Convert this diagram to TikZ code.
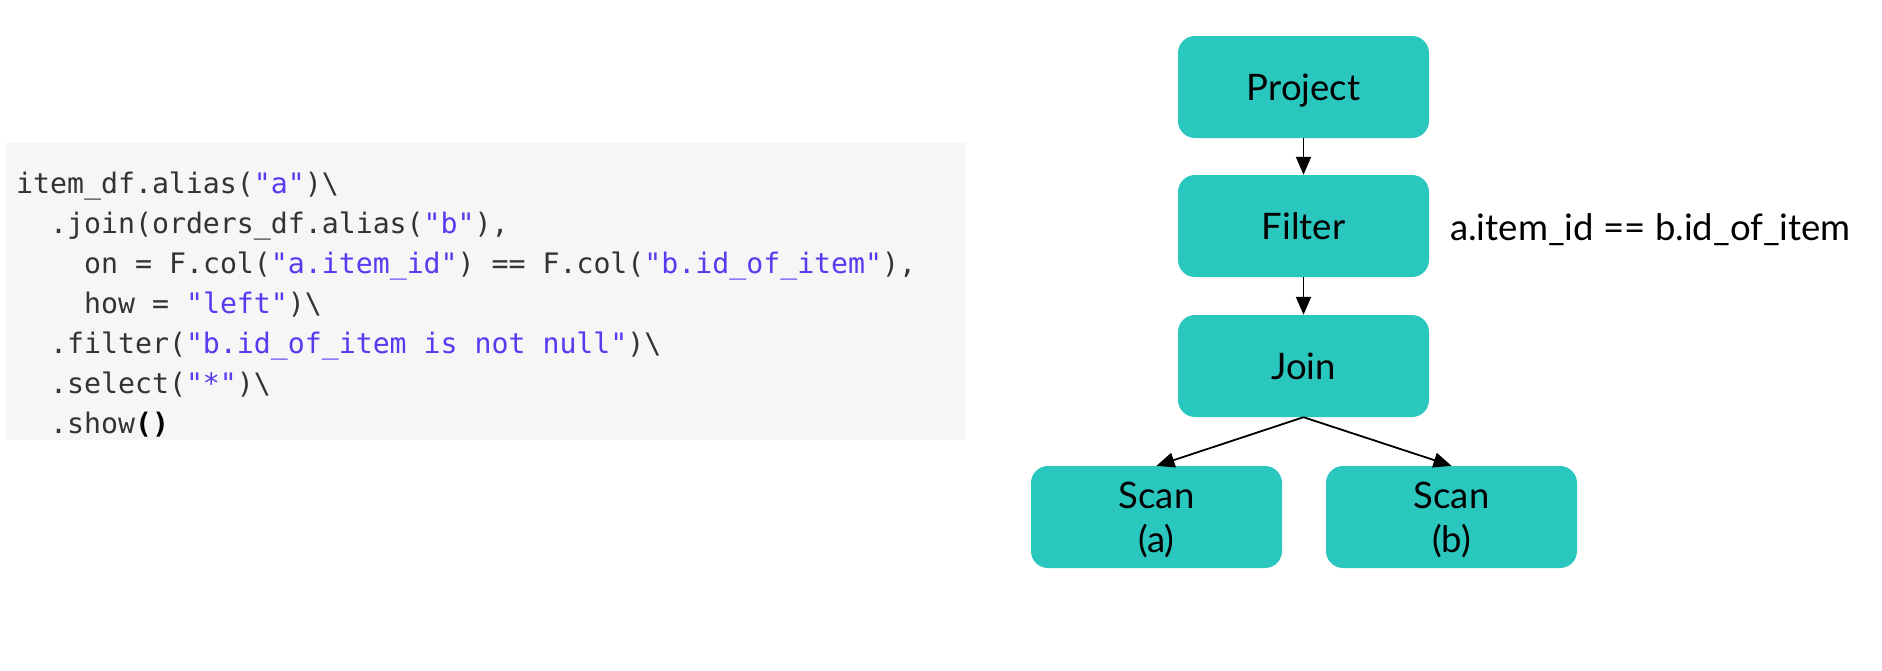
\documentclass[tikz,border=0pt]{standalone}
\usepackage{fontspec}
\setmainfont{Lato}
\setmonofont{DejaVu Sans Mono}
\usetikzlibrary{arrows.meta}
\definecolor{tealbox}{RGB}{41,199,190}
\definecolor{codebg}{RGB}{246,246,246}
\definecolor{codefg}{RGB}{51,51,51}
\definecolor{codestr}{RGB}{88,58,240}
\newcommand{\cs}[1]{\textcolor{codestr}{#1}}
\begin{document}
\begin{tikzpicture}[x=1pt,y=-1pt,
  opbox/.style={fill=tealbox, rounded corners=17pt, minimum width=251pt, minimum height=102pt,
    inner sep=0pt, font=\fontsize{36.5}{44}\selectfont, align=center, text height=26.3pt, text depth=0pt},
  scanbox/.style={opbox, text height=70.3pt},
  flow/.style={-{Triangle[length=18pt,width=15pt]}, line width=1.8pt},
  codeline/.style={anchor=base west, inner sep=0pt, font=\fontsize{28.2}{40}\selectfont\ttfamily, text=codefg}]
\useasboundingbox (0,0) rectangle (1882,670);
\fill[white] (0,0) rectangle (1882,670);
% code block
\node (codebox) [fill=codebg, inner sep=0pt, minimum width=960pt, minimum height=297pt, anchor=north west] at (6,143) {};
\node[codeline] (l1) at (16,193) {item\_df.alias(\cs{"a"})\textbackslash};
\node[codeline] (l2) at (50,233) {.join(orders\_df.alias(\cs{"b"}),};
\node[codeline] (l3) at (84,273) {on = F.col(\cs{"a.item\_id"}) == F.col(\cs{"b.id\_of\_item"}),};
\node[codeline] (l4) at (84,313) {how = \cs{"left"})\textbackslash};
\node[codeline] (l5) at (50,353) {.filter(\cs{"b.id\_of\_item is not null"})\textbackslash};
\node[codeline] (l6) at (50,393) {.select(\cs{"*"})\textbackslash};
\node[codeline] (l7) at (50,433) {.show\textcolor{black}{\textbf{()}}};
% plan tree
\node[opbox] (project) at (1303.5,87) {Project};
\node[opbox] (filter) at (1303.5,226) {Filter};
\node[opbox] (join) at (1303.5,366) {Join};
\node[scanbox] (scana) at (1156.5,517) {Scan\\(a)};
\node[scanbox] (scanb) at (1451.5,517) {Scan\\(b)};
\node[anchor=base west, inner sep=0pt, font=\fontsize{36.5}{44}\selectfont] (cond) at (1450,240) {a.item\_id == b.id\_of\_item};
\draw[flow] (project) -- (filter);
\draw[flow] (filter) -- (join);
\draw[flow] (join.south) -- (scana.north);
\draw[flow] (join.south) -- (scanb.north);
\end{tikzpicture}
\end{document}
·····
- [TASK REQUIREMENTS] All of the material above needs to be restated exactly, with no pictures.

- [ANSWER TO THIS EXERCISE]
Convert this diagram to TikZ code.
\documentclass[tikz,border=0pt]{standalone}
\usepackage{fontspec}
\setmainfont{Lato}
\setmonofont{DejaVu Sans Mono}
\usetikzlibrary{arrows.meta}
\definecolor{tealbox}{RGB}{41,199,190}
\definecolor{codebg}{RGB}{246,246,246}
\definecolor{codefg}{RGB}{51,51,51}
\definecolor{codestr}{RGB}{88,58,240}
\newcommand{\cs}[1]{\textcolor{codestr}{#1}}
\begin{document}
\begin{tikzpicture}[x=1pt,y=-1pt,
  opbox/.style={fill=tealbox, rounded corners=17pt, minimum width=251pt, minimum height=102pt,
    inner sep=0pt, font=\fontsize{36.5}{44}\selectfont, align=center, text height=26.3pt, text depth=0pt},
  scanbox/.style={opbox, text height=70.3pt},
  flow/.style={-{Triangle[length=18pt,width=15pt]}, line width=1.8pt},
  codeline/.style={anchor=base west, inner sep=0pt, font=\fontsize{28.2}{40}\selectfont\ttfamily, text=codefg}]
\useasboundingbox (0,0) rectangle (1882,670);
\fill[white] (0,0) rectangle (1882,670);
% code block
\node (codebox) [fill=codebg, inner sep=0pt, minimum width=960pt, minimum height=297pt, anchor=north west] at (6,143) {};
\node[codeline] (l1) at (16,193) {item\_df.alias(\cs{"a"})\textbackslash};
\node[codeline] (l2) at (50,233) {.join(orders\_df.alias(\cs{"b"}),};
\node[codeline] (l3) at (84,273) {on = F.col(\cs{"a.item\_id"}) == F.col(\cs{"b.id\_of\_item"}),};
\node[codeline] (l4) at (84,313) {how = \cs{"left"})\textbackslash};
\node[codeline] (l5) at (50,353) {.filter(\cs{"b.id\_of\_item is not null"})\textbackslash};
\node[codeline] (l6) at (50,393) {.select(\cs{"*"})\textbackslash};
\node[codeline] (l7) at (50,433) {.show\textcolor{black}{\textbf{()}}};
% plan tree
\node[opbox] (project) at (1303.5,87) {Project};
\node[opbox] (filter) at (1303.5,226) {Filter};
\node[opbox] (join) at (1303.5,366) {Join};
\node[scanbox] (scana) at (1156.5,517) {Scan\\(a)};
\node[scanbox] (scanb) at (1451.5,517) {Scan\\(b)};
\node[anchor=base west, inner sep=0pt, font=\fontsize{36.5}{44}\selectfont] (cond) at (1450,240) {a.item\_id == b.id\_of\_item};
\draw[flow] (project) -- (filter);
\draw[flow] (filter) -- (join);
\draw[flow] (join.south) -- (scana.north);
\draw[flow] (join.south) -- (scanb.north);
\end{tikzpicture}
\end{document}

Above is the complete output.